◆ TASK DESCRIPTION ◆
Please write out the material below exactly as given.

==== AVAILABLE DATA

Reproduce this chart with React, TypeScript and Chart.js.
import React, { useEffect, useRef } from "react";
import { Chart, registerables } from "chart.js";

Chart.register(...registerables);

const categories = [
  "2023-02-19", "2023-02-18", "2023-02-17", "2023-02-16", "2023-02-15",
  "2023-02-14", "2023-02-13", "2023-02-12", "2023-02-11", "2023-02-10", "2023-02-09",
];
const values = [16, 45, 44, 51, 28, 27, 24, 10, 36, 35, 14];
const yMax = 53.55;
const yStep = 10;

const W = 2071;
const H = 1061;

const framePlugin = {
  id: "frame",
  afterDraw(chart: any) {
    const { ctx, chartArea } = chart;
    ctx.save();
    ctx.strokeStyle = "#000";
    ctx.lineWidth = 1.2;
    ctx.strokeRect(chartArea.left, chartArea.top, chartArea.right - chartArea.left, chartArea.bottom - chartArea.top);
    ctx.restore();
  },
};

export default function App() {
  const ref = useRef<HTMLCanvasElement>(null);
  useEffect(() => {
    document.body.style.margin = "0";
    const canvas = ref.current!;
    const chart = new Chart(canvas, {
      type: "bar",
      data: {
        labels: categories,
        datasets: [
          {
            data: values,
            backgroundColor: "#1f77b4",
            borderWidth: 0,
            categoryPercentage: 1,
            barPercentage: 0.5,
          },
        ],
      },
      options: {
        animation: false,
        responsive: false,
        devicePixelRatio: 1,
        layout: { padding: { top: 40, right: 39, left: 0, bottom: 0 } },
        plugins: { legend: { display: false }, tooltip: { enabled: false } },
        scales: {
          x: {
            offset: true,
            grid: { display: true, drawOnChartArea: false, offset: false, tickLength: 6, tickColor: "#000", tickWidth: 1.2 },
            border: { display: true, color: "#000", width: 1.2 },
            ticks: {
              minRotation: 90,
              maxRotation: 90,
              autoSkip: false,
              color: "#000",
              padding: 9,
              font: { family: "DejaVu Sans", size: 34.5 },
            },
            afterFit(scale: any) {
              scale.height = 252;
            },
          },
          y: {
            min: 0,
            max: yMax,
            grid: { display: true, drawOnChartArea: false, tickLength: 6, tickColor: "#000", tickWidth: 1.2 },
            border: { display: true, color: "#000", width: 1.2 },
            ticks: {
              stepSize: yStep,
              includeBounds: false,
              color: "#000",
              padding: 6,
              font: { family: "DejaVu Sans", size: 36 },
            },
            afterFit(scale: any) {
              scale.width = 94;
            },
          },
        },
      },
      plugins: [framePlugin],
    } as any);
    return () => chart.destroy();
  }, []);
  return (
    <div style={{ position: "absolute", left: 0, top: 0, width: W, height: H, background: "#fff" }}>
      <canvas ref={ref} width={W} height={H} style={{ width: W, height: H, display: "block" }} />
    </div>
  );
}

========

◆ THE RESULT ◆
Reproduce this chart with React, TypeScript and Chart.js.
import React, { useEffect, useRef } from "react";
import { Chart, registerables } from "chart.js";

Chart.register(...registerables);

const categories = [
  "2023-02-19", "2023-02-18", "2023-02-17", "2023-02-16", "2023-02-15",
  "2023-02-14", "2023-02-13", "2023-02-12", "2023-02-11", "2023-02-10", "2023-02-09",
];
const values = [16, 45, 44, 51, 28, 27, 24, 10, 36, 35, 14];
const yMax = 53.55;
const yStep = 10;

const W = 2071;
const H = 1061;

const framePlugin = {
  id: "frame",
  afterDraw(chart: any) {
    const { ctx, chartArea } = chart;
    ctx.save();
    ctx.strokeStyle = "#000";
    ctx.lineWidth = 1.2;
    ctx.strokeRect(chartArea.left, chartArea.top, chartArea.right - chartArea.left, chartArea.bottom - chartArea.top);
    ctx.restore();
  },
};

export default function App() {
  const ref = useRef<HTMLCanvasElement>(null);
  useEffect(() => {
    document.body.style.margin = "0";
    const canvas = ref.current!;
    const chart = new Chart(canvas, {
      type: "bar",
      data: {
        labels: categories,
        datasets: [
          {
            data: values,
            backgroundColor: "#1f77b4",
            borderWidth: 0,
            categoryPercentage: 1,
            barPercentage: 0.5,
          },
        ],
      },
      options: {
        animation: false,
        responsive: false,
        devicePixelRatio: 1,
        layout: { padding: { top: 40, right: 39, left: 0, bottom: 0 } },
        plugins: { legend: { display: false }, tooltip: { enabled: false } },
        scales: {
          x: {
            offset: true,
            grid: { display: true, drawOnChartArea: false, offset: false, tickLength: 6, tickColor: "#000", tickWidth: 1.2 },
            border: { display: true, color: "#000", width: 1.2 },
            ticks: {
              minRotation: 90,
              maxRotation: 90,
              autoSkip: false,
              color: "#000",
              padding: 9,
              font: { family: "DejaVu Sans", size: 34.5 },
            },
            afterFit(scale: any) {
              scale.height = 252;
            },
          },
          y: {
            min: 0,
            max: yMax,
            grid: { display: true, drawOnChartArea: false, tickLength: 6, tickColor: "#000", tickWidth: 1.2 },
            border: { display: true, color: "#000", width: 1.2 },
            ticks: {
              stepSize: yStep,
              includeBounds: false,
              color: "#000",
              padding: 6,
              font: { family: "DejaVu Sans", size: 36 },
            },
            afterFit(scale: any) {
              scale.width = 94;
            },
          },
        },
      },
      plugins: [framePlugin],
    } as any);
    return () => chart.destroy();
  }, []);
  return (
    <div style={{ position: "absolute", left: 0, top: 0, width: W, height: H, background: "#fff" }}>
      <canvas ref={ref} width={W} height={H} style={{ width: W, height: H, display: "block" }} />
    </div>
  );
}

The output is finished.